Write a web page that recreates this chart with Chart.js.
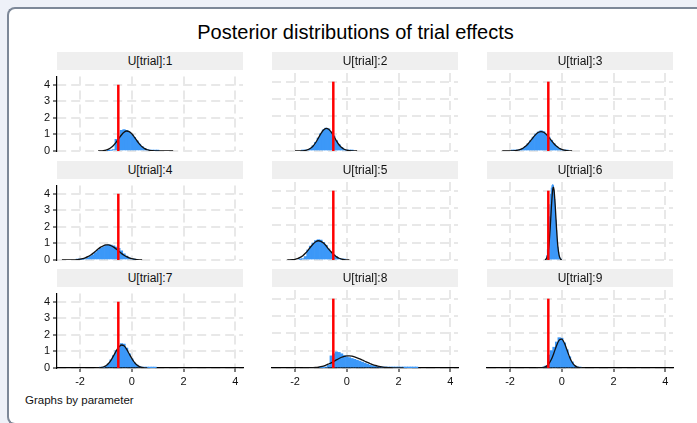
<!DOCTYPE html>
<html>
<head>
<meta charset="utf-8">
<script src="https://cdn.jsdelivr.net/npm/chart.js@4.4.0/dist/chart.umd.min.js"></script>
<style>
  html, body { margin: 0; padding: 0; }
  body {
    width: 697px; height: 423px; overflow: hidden; position: relative;
    background: #eef1f8;
    font-family: "Liberation Sans", Arial, sans-serif;
  }
  #frame {
    position: absolute; left: 7px; top: 7px; width: 740px; height: 418px;
    box-sizing: border-box; background: #fff;
    border-left: 2px solid #7d8898; border-top: 2px solid #7d8898; border-bottom: 2px solid #7d8898;
    border-top-left-radius: 8px; border-bottom-left-radius: 8px;
  }
  #title {
    position: absolute; left: 0; top: 22px; width: 711px; text-align: center;
    font-size: 20px; line-height: 20px; color: #000;
  }
  .strip {
    position: absolute; height: 18px; line-height: 18px; background: #efefef;
    text-align: center; font-size: 12px; color: #111; z-index: 2;
  }
  canvas { position: absolute; z-index: 1; }
  #note {
    position: absolute; left: 25px; top: 393px; font-size: 11.5px; line-height: 14px; color: #111;
  }
</style>
</head>
<body>
<div id="frame"></div>
<div id="title">Posterior distributions of trial effects</div>
<div id="note">Graphs by parameter</div>
<script>
// ===== DATA =====
const panelTitles = ["U[trial]:1", "U[trial]:2", "U[trial]:3",
                     "U[trial]:4", "U[trial]:5", "U[trial]:6",
                     "U[trial]:7", "U[trial]:8", "U[trial]:9"];
const xTicks = [-2, 0, 2, 4];
const yTicks = [0, 1, 2, 3, 4];
const xMin = -2.89, xMax = 4.30;
const yMin = 0, yMax = 4.5;

// red reference line (true effect)
const trueEffect = -0.52;
const trueLineTop = 4;

// histograms: [bin centre, density]
const hist1 = [[-0.9,0.01],[-0.8,0.03],[-0.7,0.08],[-0.6,0.7],[-0.5,0.9],[-0.4,1.25],[-0.3,1.3],[-0.2,1.25],[-0.1,1.15],[0.0,1.0],[0.1,0.82],[0.2,0.62],[0.3,0.42],[0.4,0.27],[0.5,0.16],[0.6,0.09],[0.7,0.05],[0.8,0.03],[0.9,0.015],[1.0,0.01]];
const hist2 = [[-1.7,0.01],[-1.6,0.03],[-1.5,0.07],[-1.4,0.15],[-1.3,0.3],[-1.2,0.5],[-1.1,0.75],[-1.0,1.0],[-0.9,1.22],[-0.8,1.32],[-0.7,1.28],[-0.6,1.1],[-0.5,0.87],[-0.4,0.6],[-0.3,0.37],[-0.2,0.21],[-0.1,0.1],[0.0,0.045],[0.1,0.02],[0.2,0.008]];
const hist3 = [[-1.9,0.01],[-1.8,0.02],[-1.7,0.05],[-1.6,0.09],[-1.5,0.16],[-1.4,0.27],[-1.3,0.42],[-1.2,0.6],[-1.1,0.8],[-1.0,0.98],[-0.9,1.1],[-0.8,1.17],[-0.7,1.12],[-0.6,0.98],[-0.5,0.8],[-0.4,0.62],[-0.3,0.42],[-0.2,0.26],[-0.1,0.15],[0.0,0.08],[0.1,0.04],[0.2,0.02]];
const hist4 = [[-2.1,0.01],[-2.0,0.02],[-1.9,0.04],[-1.8,0.08],[-1.7,0.14],[-1.6,0.22],[-1.5,0.32],[-1.4,0.45],[-1.3,0.58],[-1.2,0.7],[-1.1,0.8],[-1.0,0.88],[-0.9,0.92],[-0.8,0.9],[-0.7,0.85],[-0.6,0.78],[-0.5,0.7],[-0.4,0.55],[-0.3,0.38],[-0.2,0.24],[-0.1,0.13],[0.0,0.06],[0.1,0.02]];
const hist5 = [[-1.8,0.03],[-1.7,0.08],[-1.6,0.2],[-1.5,0.58],[-1.4,0.8],[-1.3,0.98],[-1.2,1.12],[-1.1,1.17],[-1.0,1.15],[-0.9,1.02],[-0.8,0.85],[-0.7,0.64],[-0.6,0.45],[-0.5,0.3],[-0.4,0.18],[-0.3,0.1],[-0.2,0.05],[-0.1,0.02]];
const hist6 = [[-0.6,0.08],[-0.575,0.25],[-0.55,0.6],[-0.525,1.15],[-0.5,1.8],[-0.475,2.5],[-0.45,3.2],[-0.425,3.8],[-0.4,4.15],[-0.375,4.3],[-0.35,4.35],[-0.325,4.3],[-0.3,4.0],[-0.275,3.5],[-0.25,2.9],[-0.225,2.3],[-0.2,1.7],[-0.175,1.15],[-0.15,0.75],[-0.125,0.45],[-0.1,0.25],[-0.075,0.12],[-0.05,0.06],[-0.025,0.02]];
const hist7 = [[-1.2,0.01],[-1.1,0.04],[-1.0,0.1],[-0.9,0.25],[-0.8,0.5],[-0.7,0.75],[-0.6,1.05],[-0.5,1.3],[-0.4,1.47],[-0.3,1.45],[-0.2,1.2],[-0.1,0.85],[0.0,0.55],[0.1,0.32],[0.2,0.17],[0.3,0.08],[0.4,0.04],[0.5,0.02],[0.6,0.01],[0.7,0.01],[0.8,0.005],[0.9,0.003]];
const hist8 = [[-1.0,0.01],[-0.9,0.02],[-0.8,0.04],[-0.7,0.15],[-0.6,0.7],[-0.5,0.82],[-0.4,0.93],[-0.3,0.9],[-0.2,0.82],[-0.1,0.72],[0.0,0.65],[0.1,0.6],[0.2,0.55],[0.3,0.5],[0.4,0.45],[0.5,0.4],[0.6,0.34],[0.7,0.28],[0.8,0.22],[0.9,0.17],[1.0,0.13],[1.1,0.1],[1.2,0.07],[1.3,0.05],[1.4,0.035],[1.5,0.025],[1.6,0.018],[1.7,0.013],[1.8,0.01],[1.9,0.008],[2.0,0.006],[2.1,0.005],[2.2,0.004],[2.3,0.003],[2.4,0.003],[2.5,0.002],[2.6,0.002],[2.7,0.001]];
const hist9 = [[-0.7,0.02],[-0.6,0.12],[-0.5,0.75],[-0.4,1.0],[-0.3,1.2],[-0.2,1.5],[-0.1,1.75],[0.0,1.72],[0.1,1.45],[0.2,1.05],[0.3,0.65],[0.4,0.35],[0.5,0.15],[0.6,0.06],[0.7,0.02]];

// fitted density curves: [x, density]
const dens1 = [[-1.3,0.004],[-1.2,0.01],[-1.1,0.025],[-1.0,0.056],[-0.9,0.11],[-0.8,0.21],[-0.7,0.35],[-0.6,0.54],[-0.5,0.76],[-0.4,0.97],[-0.3,1.13],[-0.2,1.21],[-0.1,1.17],[0.0,1.04],[0.1,0.84],[0.2,0.62],[0.3,0.42],[0.4,0.26],[0.5,0.145],[0.6,0.075],[0.7,0.035],[0.8,0.015],[0.9,0.007],[1.0,0.004],[1.2,0.002],[1.4,0.001],[1.6,0]];
const dens2 = [[-2.0,0],[-1.9,0.001],[-1.8,0.004],[-1.7,0.012],[-1.6,0.031],[-1.5,0.074],[-1.4,0.155],[-1.3,0.29],[-1.2,0.49],[-1.1,0.74],[-1.0,1.0],[-0.9,1.21],[-0.8,1.31],[-0.7,1.26],[-0.6,1.09],[-0.5,0.85],[-0.4,0.58],[-0.3,0.36],[-0.2,0.2],[-0.1,0.1],[0.0,0.044],[0.1,0.018],[0.2,0.006],[0.3,0.002],[0.4,0]];
const dens3 = [[-2.3,0],[-2.2,0.0005],[-2.1,0.0015],[-2.0,0.004],[-1.9,0.01],[-1.8,0.021],[-1.7,0.046],[-1.6,0.09],[-1.5,0.16],[-1.4,0.27],[-1.3,0.42],[-1.2,0.6],[-1.1,0.79],[-1.0,0.96],[-0.9,1.08],[-0.8,1.12],[-0.7,1.08],[-0.6,0.96],[-0.5,0.79],[-0.4,0.6],[-0.3,0.42],[-0.2,0.27],[-0.1,0.16],[0.0,0.09],[0.1,0.046],[0.2,0.021],[0.3,0.01],[0.4,0.004]];
const dens4 = [[-2.7,0],[-2.6,0.001],[-2.5,0.0014],[-2.4,0.003],[-2.3,0.007],[-2.2,0.013],[-2.1,0.026],[-2.0,0.047],[-1.9,0.08],[-1.8,0.13],[-1.7,0.2],[-1.6,0.29],[-1.5,0.4],[-1.4,0.53],[-1.3,0.66],[-1.2,0.78],[-1.1,0.86],[-1.0,0.91],[-0.9,0.92],[-0.8,0.86],[-0.7,0.78],[-0.6,0.66],[-0.5,0.53],[-0.4,0.4],[-0.3,0.29],[-0.2,0.2],[-0.1,0.13],[0.0,0.08],[0.1,0.047],[0.2,0.026],[0.3,0.013],[0.4,0.005]];
const dens5 = [[-2.3,0.004],[-2.2,0.009],[-2.1,0.02],[-2.0,0.042],[-1.9,0.082],[-1.8,0.15],[-1.7,0.25],[-1.6,0.39],[-1.5,0.56],[-1.4,0.75],[-1.3,0.92],[-1.2,1.05],[-1.1,1.11],[-1.0,1.08],[-0.9,0.98],[-0.8,0.82],[-0.7,0.63],[-0.6,0.46],[-0.5,0.3],[-0.4,0.19],[-0.3,0.1],[-0.2,0.057],[-0.1,0.027],[0.0,0.012],[0.1,0.005]];
const dens6 = [[-0.65,0.01],[-0.6,0.06],[-0.55,0.25],[-0.5,0.77],[-0.45,1.77],[-0.4,3.07],[-0.35,4.06],[-0.325,4.2],[-0.3,4.06],[-0.25,3.07],[-0.2,1.77],[-0.15,0.77],[-0.1,0.25],[-0.05,0.06],[0.0,0.01]];
const dens7 = [[-1.4,0.003],[-1.3,0.008],[-1.2,0.023],[-1.1,0.06],[-1.0,0.135],[-0.9,0.27],[-0.8,0.48],[-0.7,0.75],[-0.6,1.04],[-0.5,1.27],[-0.4,1.39],[-0.3,1.34],[-0.2,1.14],[-0.1,0.86],[0.0,0.58],[0.1,0.34],[0.2,0.18],[0.3,0.084],[0.4,0.034],[0.5,0.012],[0.6,0.004]];
const dens8 = [[-1.7,0.0015],[-1.6,0.003],[-1.5,0.006],[-1.4,0.01],[-1.3,0.018],[-1.2,0.031],[-1.1,0.05],[-1.0,0.077],[-0.9,0.115],[-0.8,0.165],[-0.7,0.23],[-0.6,0.3],[-0.5,0.38],[-0.4,0.47],[-0.3,0.55],[-0.2,0.62],[-0.1,0.67],[0.0,0.7],[0.1,0.7],[0.2,0.68],[0.3,0.64],[0.4,0.59],[0.5,0.53],[0.6,0.46],[0.7,0.39],[0.8,0.32],[0.9,0.26],[1.0,0.2],[1.1,0.15],[1.2,0.11],[1.3,0.08],[1.4,0.056],[1.5,0.038],[1.6,0.025],[1.7,0.016],[1.8,0.01],[1.9,0.006],[2.0,0.003],[2.2,0.001]];
const dens9 = [[-1.0,0],[-0.9,0.002],[-0.8,0.008],[-0.7,0.03],[-0.6,0.092],[-0.5,0.24],[-0.4,0.5],[-0.3,0.88],[-0.2,1.3],[-0.1,1.61],[0.0,1.67],[0.1,1.44],[0.2,1.05],[0.3,0.64],[0.4,0.33],[0.5,0.14],[0.6,0.049],[0.7,0.015],[0.8,0.004],[0.9,0.001]];

const hists = [hist1, hist2, hist3, hist4, hist5, hist6, hist7, hist8, hist9];
const densities = [dens1, dens2, dens3, dens4, dens5, dens6, dens7, dens8, dens9];

// ===== LAYOUT =====
const colLeft = [57, 272, 487];
const rowTop = [73, 182, 290];
const plotW = 186, plotH = 78;
const padL = 32, padT = 6, padR = 8, padB = 24;
const FONT = "'Liberation Sans', Arial, sans-serif";

function toPoints(pairs) {
    return pairs.map(p => ({ x: p[0], y: p[1] }));
}

function makePanel(i) {
    const col = i % 3;
    const row = Math.floor(i / 3);
    const left = colLeft[col];
    const top = rowTop[row];
    const showY = col === 0;
    const showX = row === 2;

    const strip = document.createElement("div");
    strip.className = "strip";
    strip.style.left = left + "px";
    strip.style.top = (top - 21) + "px";
    strip.style.width = plotW + "px";
    strip.textContent = panelTitles[i];
    document.body.appendChild(strip);

    const canvas = document.createElement("canvas");
    canvas.width = padL + plotW + padR;
    canvas.height = padT + plotH + padB;
    canvas.style.left = (left - padL) + "px";
    canvas.style.top = (top - padT) + "px";
    document.body.appendChild(canvas);

    new Chart(canvas.getContext("2d"), {
        type: "bar",
        data: {
            datasets: [
                {
                    type: "line",
                    data: [{ x: trueEffect, y: 0 }, { x: trueEffect, y: trueLineTop }],
                    borderColor: "#ff0000",
                    borderWidth: 2.5,
                    pointRadius: 0,
                    order: 1
                },
                {
                    type: "line",
                    data: toPoints(densities[i]),
                    borderColor: "#111111",
                    borderWidth: 1.3,
                    pointRadius: 0,
                    cubicInterpolationMode: "monotone",
                    order: 2
                },
                {
                    type: "bar",
                    data: toPoints(hists[i]),
                    backgroundColor: "#3c98f8",
                    borderWidth: 0,
                    barPercentage: 1,
                    categoryPercentage: 1,
                    order: 3
                }
            ]
        },
        options: {
            responsive: false,
            animation: false,
            devicePixelRatio: 1,
            layout: { padding: { left: 0, top: padT, right: padR, bottom: 0 } },
            plugins: { legend: { display: false }, tooltip: { enabled: false } },
            scales: {
                x: {
                    type: "linear",
                    min: xMin,
                    max: xMax,
                    offset: false,
                    afterBuildTicks: s => { s.ticks = xTicks.map(v => ({ value: v })); },
                    afterFit: s => { s.height = padB; },
                    grid: { color: "#e8e8e8", lineWidth: 2, offset: false,
                            drawTicks: showX, tickLength: 4, tickColor: "#000", tickWidth: 1 },
                    border: { display: showX, color: "#000", width: 1.2, dash: [9, 5] },
                    ticks: { display: showX, padding: 3, color: "#111", maxRotation: 0, autoSkip: false,
                             font: { family: FONT, size: 11 }, callback: v => String(v) }
                },
                y: {
                    type: "linear",
                    position: "left",
                    min: yMin,
                    max: yMax,
                    afterBuildTicks: s => { s.ticks = yTicks.map(v => ({ value: v })); },
                    afterFit: s => { s.width = padL; },
                    grid: { color: "#e8e8e8", lineWidth: 2,
                            drawTicks: showY, tickLength: 4, tickColor: "#000", tickWidth: 1 },
                    border: { display: showY, color: "#000", width: 1.2, dash: [9, 5] },
                    ticks: { display: showY, padding: 3, color: "#111",
                             font: { family: FONT, size: 11 }, callback: v => String(v) }
                }
            }
        }
    });
}

for (let i = 0; i < panelTitles.length; i++) {
    makePanel(i);
}
</script>
</body>
</html>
● ● ●
### WHAT YOU HAVE TO DO:
Quote, please, every line of the material above from its start through the line that has "const trueLineTop = 4;", reproducing the words exactly and dropping any images.

### SOLUTION TO THE EXERCISE:
Write a web page that recreates this chart with Chart.js.
<!DOCTYPE html>
<html>
<head>
<meta charset="utf-8">
<script src="https://cdn.jsdelivr.net/npm/chart.js@4.4.0/dist/chart.umd.min.js"></script>
<style>
  html, body { margin: 0; padding: 0; }
  body {
    width: 697px; height: 423px; overflow: hidden; position: relative;
    background: #eef1f8;
    font-family: "Liberation Sans", Arial, sans-serif;
  }
  #frame {
    position: absolute; left: 7px; top: 7px; width: 740px; height: 418px;
    box-sizing: border-box; background: #fff;
    border-left: 2px solid #7d8898; border-top: 2px solid #7d8898; border-bottom: 2px solid #7d8898;
    border-top-left-radius: 8px; border-bottom-left-radius: 8px;
  }
  #title {
    position: absolute; left: 0; top: 22px; width: 711px; text-align: center;
    font-size: 20px; line-height: 20px; color: #000;
  }
  .strip {
    position: absolute; height: 18px; line-height: 18px; background: #efefef;
    text-align: center; font-size: 12px; color: #111; z-index: 2;
  }
  canvas { position: absolute; z-index: 1; }
  #note {
    position: absolute; left: 25px; top: 393px; font-size: 11.5px; line-height: 14px; color: #111;
  }
</style>
</head>
<body>
<div id="frame"></div>
<div id="title">Posterior distributions of trial effects</div>
<div id="note">Graphs by parameter</div>
<script>
// ===== DATA =====
const panelTitles = ["U[trial]:1", "U[trial]:2", "U[trial]:3",
                     "U[trial]:4", "U[trial]:5", "U[trial]:6",
                     "U[trial]:7", "U[trial]:8", "U[trial]:9"];
const xTicks = [-2, 0, 2, 4];
const yTicks = [0, 1, 2, 3, 4];
const xMin = -2.89, xMax = 4.30;
const yMin = 0, yMax = 4.5;

// red reference line (true effect)
const trueEffect = -0.52;
const trueLineTop = 4;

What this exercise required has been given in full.